* Start RAW DATA *
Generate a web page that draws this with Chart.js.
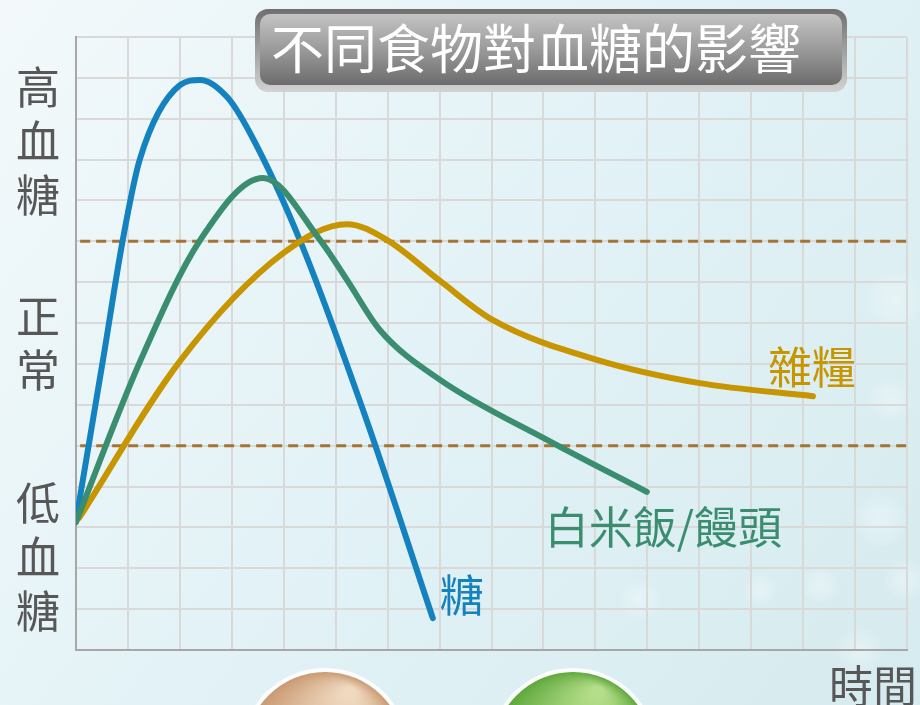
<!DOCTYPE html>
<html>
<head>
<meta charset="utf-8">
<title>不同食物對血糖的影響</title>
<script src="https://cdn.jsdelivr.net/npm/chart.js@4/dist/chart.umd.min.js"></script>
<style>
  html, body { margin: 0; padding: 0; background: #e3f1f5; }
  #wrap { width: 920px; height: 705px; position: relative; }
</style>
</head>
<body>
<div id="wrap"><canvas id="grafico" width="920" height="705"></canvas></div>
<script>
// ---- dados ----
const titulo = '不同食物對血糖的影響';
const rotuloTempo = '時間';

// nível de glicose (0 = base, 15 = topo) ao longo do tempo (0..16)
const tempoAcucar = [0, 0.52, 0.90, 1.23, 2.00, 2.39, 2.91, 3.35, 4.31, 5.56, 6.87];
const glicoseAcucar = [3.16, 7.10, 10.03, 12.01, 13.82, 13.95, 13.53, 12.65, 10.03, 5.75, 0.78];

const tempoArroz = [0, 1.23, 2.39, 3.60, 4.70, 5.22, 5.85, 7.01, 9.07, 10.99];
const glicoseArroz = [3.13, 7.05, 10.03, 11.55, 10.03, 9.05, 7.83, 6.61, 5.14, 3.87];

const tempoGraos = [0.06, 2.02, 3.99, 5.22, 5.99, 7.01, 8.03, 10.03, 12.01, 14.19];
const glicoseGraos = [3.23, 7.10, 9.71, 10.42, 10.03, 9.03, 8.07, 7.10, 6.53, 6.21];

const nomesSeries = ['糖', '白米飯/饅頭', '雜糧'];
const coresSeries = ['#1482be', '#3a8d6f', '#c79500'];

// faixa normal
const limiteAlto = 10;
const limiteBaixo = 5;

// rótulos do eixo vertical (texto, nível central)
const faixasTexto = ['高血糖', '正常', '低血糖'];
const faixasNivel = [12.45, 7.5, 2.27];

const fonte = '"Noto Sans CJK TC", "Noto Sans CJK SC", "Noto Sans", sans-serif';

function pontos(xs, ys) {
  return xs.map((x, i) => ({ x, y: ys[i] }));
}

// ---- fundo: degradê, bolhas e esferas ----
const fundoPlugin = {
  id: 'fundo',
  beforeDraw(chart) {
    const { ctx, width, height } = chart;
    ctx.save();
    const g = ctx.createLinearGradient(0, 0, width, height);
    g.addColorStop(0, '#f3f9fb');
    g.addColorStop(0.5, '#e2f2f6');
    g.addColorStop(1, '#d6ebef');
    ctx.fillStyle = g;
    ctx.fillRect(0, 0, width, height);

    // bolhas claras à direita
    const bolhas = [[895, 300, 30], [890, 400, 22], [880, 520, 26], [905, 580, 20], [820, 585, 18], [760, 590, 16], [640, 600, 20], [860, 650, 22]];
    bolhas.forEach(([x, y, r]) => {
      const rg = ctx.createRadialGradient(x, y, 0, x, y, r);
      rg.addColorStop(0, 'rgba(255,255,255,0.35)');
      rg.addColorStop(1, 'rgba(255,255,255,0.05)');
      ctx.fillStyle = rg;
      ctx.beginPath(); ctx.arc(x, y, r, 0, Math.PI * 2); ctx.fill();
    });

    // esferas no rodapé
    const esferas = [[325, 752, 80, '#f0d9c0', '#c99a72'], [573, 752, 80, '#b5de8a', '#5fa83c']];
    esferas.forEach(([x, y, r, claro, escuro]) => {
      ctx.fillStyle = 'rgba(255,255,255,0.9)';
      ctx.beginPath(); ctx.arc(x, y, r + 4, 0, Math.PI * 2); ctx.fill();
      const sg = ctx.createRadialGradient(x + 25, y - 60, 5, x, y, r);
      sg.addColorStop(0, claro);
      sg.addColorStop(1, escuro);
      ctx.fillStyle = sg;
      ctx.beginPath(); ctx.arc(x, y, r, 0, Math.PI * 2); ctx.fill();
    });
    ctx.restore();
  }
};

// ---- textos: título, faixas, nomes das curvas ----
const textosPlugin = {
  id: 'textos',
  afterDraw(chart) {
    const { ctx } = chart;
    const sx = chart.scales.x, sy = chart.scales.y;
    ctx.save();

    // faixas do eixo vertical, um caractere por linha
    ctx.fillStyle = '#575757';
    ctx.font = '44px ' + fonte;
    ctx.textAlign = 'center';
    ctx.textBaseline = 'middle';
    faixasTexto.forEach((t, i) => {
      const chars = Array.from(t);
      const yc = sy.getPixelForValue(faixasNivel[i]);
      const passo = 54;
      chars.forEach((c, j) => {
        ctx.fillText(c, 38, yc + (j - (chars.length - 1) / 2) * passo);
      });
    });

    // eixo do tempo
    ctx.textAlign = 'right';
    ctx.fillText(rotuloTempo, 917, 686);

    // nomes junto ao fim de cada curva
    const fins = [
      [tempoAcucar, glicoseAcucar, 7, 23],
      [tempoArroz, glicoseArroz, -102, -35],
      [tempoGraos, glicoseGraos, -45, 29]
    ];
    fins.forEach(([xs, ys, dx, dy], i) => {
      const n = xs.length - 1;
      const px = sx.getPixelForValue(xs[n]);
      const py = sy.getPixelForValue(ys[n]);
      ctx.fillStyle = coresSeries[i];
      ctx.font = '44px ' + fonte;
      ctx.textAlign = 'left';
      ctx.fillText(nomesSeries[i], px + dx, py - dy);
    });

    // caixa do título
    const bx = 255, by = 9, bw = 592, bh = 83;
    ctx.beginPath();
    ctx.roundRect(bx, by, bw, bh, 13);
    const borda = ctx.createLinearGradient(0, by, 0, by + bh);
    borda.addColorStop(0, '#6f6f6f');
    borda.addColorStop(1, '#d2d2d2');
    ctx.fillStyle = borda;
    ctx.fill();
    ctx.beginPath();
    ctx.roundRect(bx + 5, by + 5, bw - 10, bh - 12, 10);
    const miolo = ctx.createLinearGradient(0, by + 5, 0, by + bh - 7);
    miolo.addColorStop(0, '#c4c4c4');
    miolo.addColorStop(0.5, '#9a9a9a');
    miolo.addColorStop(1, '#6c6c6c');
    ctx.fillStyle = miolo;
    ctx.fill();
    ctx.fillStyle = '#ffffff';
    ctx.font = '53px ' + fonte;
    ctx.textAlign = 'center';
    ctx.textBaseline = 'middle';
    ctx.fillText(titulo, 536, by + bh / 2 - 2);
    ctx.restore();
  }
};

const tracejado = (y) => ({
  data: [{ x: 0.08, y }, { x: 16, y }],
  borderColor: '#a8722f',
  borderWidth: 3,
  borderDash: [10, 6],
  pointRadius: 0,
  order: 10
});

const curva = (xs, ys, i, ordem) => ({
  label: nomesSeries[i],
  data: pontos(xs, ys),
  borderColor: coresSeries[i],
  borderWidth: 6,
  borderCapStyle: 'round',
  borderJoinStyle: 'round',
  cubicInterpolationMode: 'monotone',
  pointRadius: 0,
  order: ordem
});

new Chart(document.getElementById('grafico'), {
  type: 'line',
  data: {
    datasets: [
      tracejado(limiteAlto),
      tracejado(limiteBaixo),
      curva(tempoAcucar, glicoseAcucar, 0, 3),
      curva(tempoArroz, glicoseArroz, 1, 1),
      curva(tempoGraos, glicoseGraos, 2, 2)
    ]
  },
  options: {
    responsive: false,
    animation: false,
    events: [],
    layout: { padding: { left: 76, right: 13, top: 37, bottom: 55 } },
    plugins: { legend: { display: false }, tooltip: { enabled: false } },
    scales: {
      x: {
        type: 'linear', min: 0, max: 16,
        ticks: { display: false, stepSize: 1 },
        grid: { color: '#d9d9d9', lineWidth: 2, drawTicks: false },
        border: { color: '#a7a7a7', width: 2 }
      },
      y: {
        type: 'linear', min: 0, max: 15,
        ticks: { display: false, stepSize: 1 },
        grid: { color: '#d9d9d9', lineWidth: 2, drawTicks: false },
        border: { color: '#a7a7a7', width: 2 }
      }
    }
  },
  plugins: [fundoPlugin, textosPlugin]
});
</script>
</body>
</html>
* End RAW DATA *
## WORK TO COMPLETE:
Skip every picture and return the lines above from the top through the one that contains "6.61, 5.14, 3.87];".

## PROBLEM SOLUTION:
Generate a web page that draws this with Chart.js.
<!DOCTYPE html>
<html>
<head>
<meta charset="utf-8">
<title>不同食物對血糖的影響</title>
<script src="https://cdn.jsdelivr.net/npm/chart.js@4/dist/chart.umd.min.js"></script>
<style>
  html, body { margin: 0; padding: 0; background: #e3f1f5; }
  #wrap { width: 920px; height: 705px; position: relative; }
</style>
</head>
<body>
<div id="wrap"><canvas id="grafico" width="920" height="705"></canvas></div>
<script>
// ---- dados ----
const titulo = '不同食物對血糖的影響';
const rotuloTempo = '時間';

// nível de glicose (0 = base, 15 = topo) ao longo do tempo (0..16)
const tempoAcucar = [0, 0.52, 0.90, 1.23, 2.00, 2.39, 2.91, 3.35, 4.31, 5.56, 6.87];
const glicoseAcucar = [3.16, 7.10, 10.03, 12.01, 13.82, 13.95, 13.53, 12.65, 10.03, 5.75, 0.78];

const tempoArroz = [0, 1.23, 2.39, 3.60, 4.70, 5.22, 5.85, 7.01, 9.07, 10.99];
const glicoseArroz = [3.13, 7.05, 10.03, 11.55, 10.03, 9.05, 7.83, 6.61, 5.14, 3.87];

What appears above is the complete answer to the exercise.